The good thing about winding your own is that you can include extra windings. Just finished a guitar amp for my son using a diy power transformer, it has separate bias supply winding, center tapped filament winding is wound bifilar ensuring that the center tap is truly in the center, separate 12v winding for channel switching relays, separate 6.3v non center tap winding for output valve filaments and another 12v winding to provide a regulated 9v dc socket on the back of the amp for the tuner and any pedals if he ever decides to use them. > pull it apart unwind it, count the turns, measure the wire size and the core size, calculate the turns per volt

If you know how to energize it, and there is space between winding and iron, no need to disassemble.

Wind one turn. You can even use solder. Bring the primary to rated voltage. Measure the AC Volts across the one turn.

Sanity-check: should be near 0.1V. 0.05V, 0.15V, depending on size and design. On "normal" size iron, anything way off from 0.1V/turn is dubious.

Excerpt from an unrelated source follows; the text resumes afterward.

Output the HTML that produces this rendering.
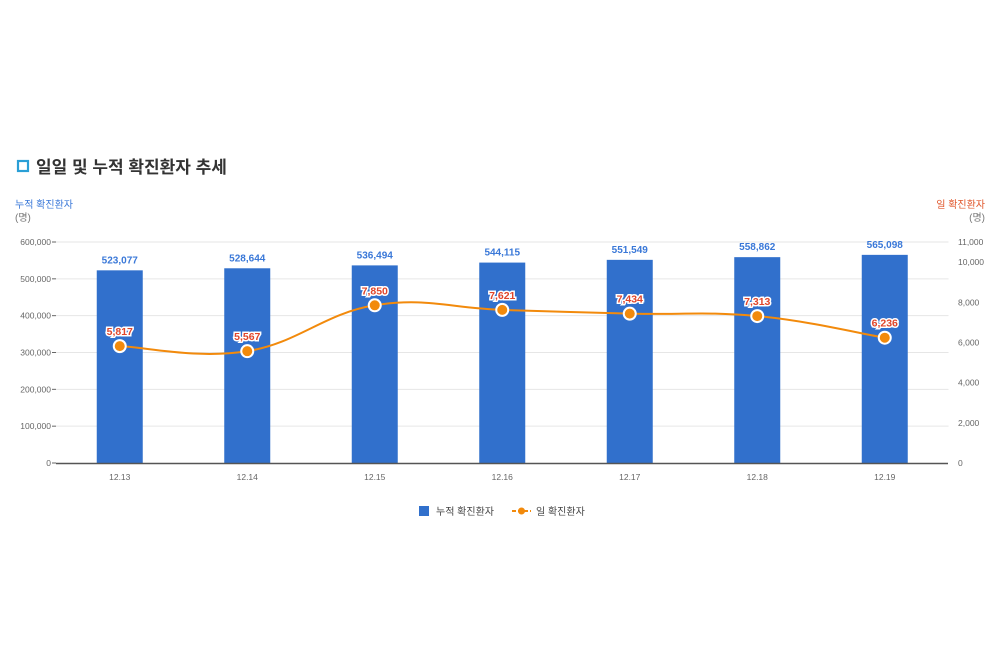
<!DOCTYPE html>
<html><head><meta charset="utf-8"><style>
body{margin:0;background:#fff;width:1000px;height:650px;overflow:hidden;font-family:"Liberation Sans","Noto Sans CJK KR",sans-serif}
</style></head><body>
<svg width="1000" height="650" xmlns="http://www.w3.org/2000/svg" font-family="Liberation Sans, Noto Sans CJK KR, sans-serif">
<rect x="18" y="161" width="10" height="10" fill="#fff" stroke="#2a9fd6" stroke-width="2.2"/>
<text x="36" y="173" font-size="17" font-weight="bold" fill="#333">일일 및 누적 확진환자 추세</text>
<text x="15" y="208" font-size="10" fill="#3a78d8">누적 확진환자</text>
<text x="15" y="221" font-size="10" fill="#777">(명)</text>
<text x="985" y="208" font-size="10" fill="#e0552a" text-anchor="end">일 확진환자</text>
<text x="985" y="221" font-size="10" fill="#777" text-anchor="end">(명)</text>
<g id="grid"></g><g id="bars"></g><g id="line"></g><g id="labels"></g>
<line x1="56" y1="463.5" x2="948" y2="463.5" stroke="#555" stroke-width="1.5"/>
<g>
<rect x="419" y="506" width="10" height="10" fill="#3170cc"/>
<text x="436" y="515" font-size="10" fill="#444">누적 확진환자</text>
<line x1="512" y1="511" x2="531" y2="511" stroke="#f28a0c" stroke-width="2" stroke-dasharray="4,2"/>
<circle cx="521.5" cy="511" r="3.5" fill="#f28a0c"/>
<text x="536" y="515" font-size="10" fill="#444">일 확진환자</text>
</g>
</svg>
<script>
const categories=["12.13","12.14","12.15","12.16","12.17","12.18","12.19"];
const cumulative=[523077,528644,536494,544115,551549,558862,565098];
const daily=[5817,5567,7850,7621,7434,7313,6236];
const leftTicks=[0,100000,200000,300000,400000,500000,600000];
const rightTicks=[0,2000,4000,6000,8000,10000,11000];
const NS="http://www.w3.org/2000/svg";
const X0=56,X1=948.5,Y0=463,Y1=242;
const bw=(X1-X0)/categories.length;
const xc=i=>X0+bw*(i+0.5);
const yL=v=>Y0-v/600000*(Y0-Y1);
const yR=v=>Y0-v/11000*(Y0-Y1);
const fmt=v=>v.toLocaleString('en-US');
function mk(tag,attrs,parent,txt){const e=document.createElementNS(NS,tag);for(const k in attrs)e.setAttribute(k,attrs[k]);if(txt!==undefined)e.textContent=txt;parent.appendChild(e);return e;}
const grid=document.getElementById('grid'),bars=document.getElementById('bars'),line=document.getElementById('line'),labels=document.getElementById('labels');
leftTicks.forEach(t=>{const y=yL(t);
 if(t>0){const g=mk('line',{x1:X0,x2:X1,y1:y,y2:y,stroke:'#e6e6e6'},grid);
 
 }
 const tx=mk('text',{x:X0-5,y:y+3,'font-size':8.5,fill:'#666','text-anchor':'end'},grid,fmt(t));
 
 
 const tk=mk('line',{x1:X0-4,x2:X0,y1:y,y2:y,stroke:'#666'},grid);
 
 });
rightTicks.forEach(t=>{const y=yR(t);
 const tx=mk('text',{x:958,y:y+3,'font-size':8.5,fill:'#666'},grid,fmt(t));
 
 });
categories.forEach((c,i)=>{const x=xc(i);
 const b=mk('rect',{x:x-23,y:yL(cumulative[i]),width:46,height:Y0-yL(cumulative[i]),fill:'#3170cc'},bars);
 
 
 const l=mk('text',{x:x,y:yL(cumulative[i])-7,'font-size':10,'font-weight':'bold',fill:'#3a78d8','text-anchor':'middle'},labels,fmt(cumulative[i]));
 
 
 const xl=mk('text',{x:x,y:480,'font-size':8.5,fill:'#666','text-anchor':'middle'},labels,c);
 
 });
const pts=daily.map((v,i)=>[xc(i),yR(v)]);
let d='M'+pts[0][0]+','+pts[0][1];
for(let i=0;i<pts.length-1;i++){const p0=pts[Math.max(0,i-1)],p1=pts[i],p2=pts[i+1],p3=pts[Math.min(pts.length-1,i+2)];const t=0.2;
 d+=` C${p1[0]+(p2[0]-p0[0])*t},${p1[1]+(p2[1]-p0[1])*t} ${p2[0]-(p3[0]-p1[0])*t},${p2[1]-(p3[1]-p1[1])*t} ${p2[0]},${p2[1]}`;}
const path=mk('path',{d:d,fill:'none',stroke:'#f28a0c','stroke-width':2},line);


pts.forEach((p,i)=>{const c=mk('circle',{cx:p[0],cy:p[1],r:6,fill:'#f28a0c',stroke:'#fff','stroke-width':2},line);
 
 
 const l=mk('text',{x:p[0],y:p[1]-11,'font-size':10.5,'font-weight':'bold',fill:'#e0452a','text-anchor':'middle',stroke:'#fff','stroke-width':3,'paint-order':'stroke'},labels,fmt(daily[i]));
 
 });
</script>
</body></html>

For better precision, wind 10 turns.

From this, you can figure the turns in the original windings.

And eyeballing the mean length of turn will tell you the approximate length of wire in each winding.

De-energize and measure resistance. Resistance and length and a wire-table tells you the gauge used.

If for some reason, you need a low-volt small-current winding, you can try to cram a few dozen turns around the existing winding.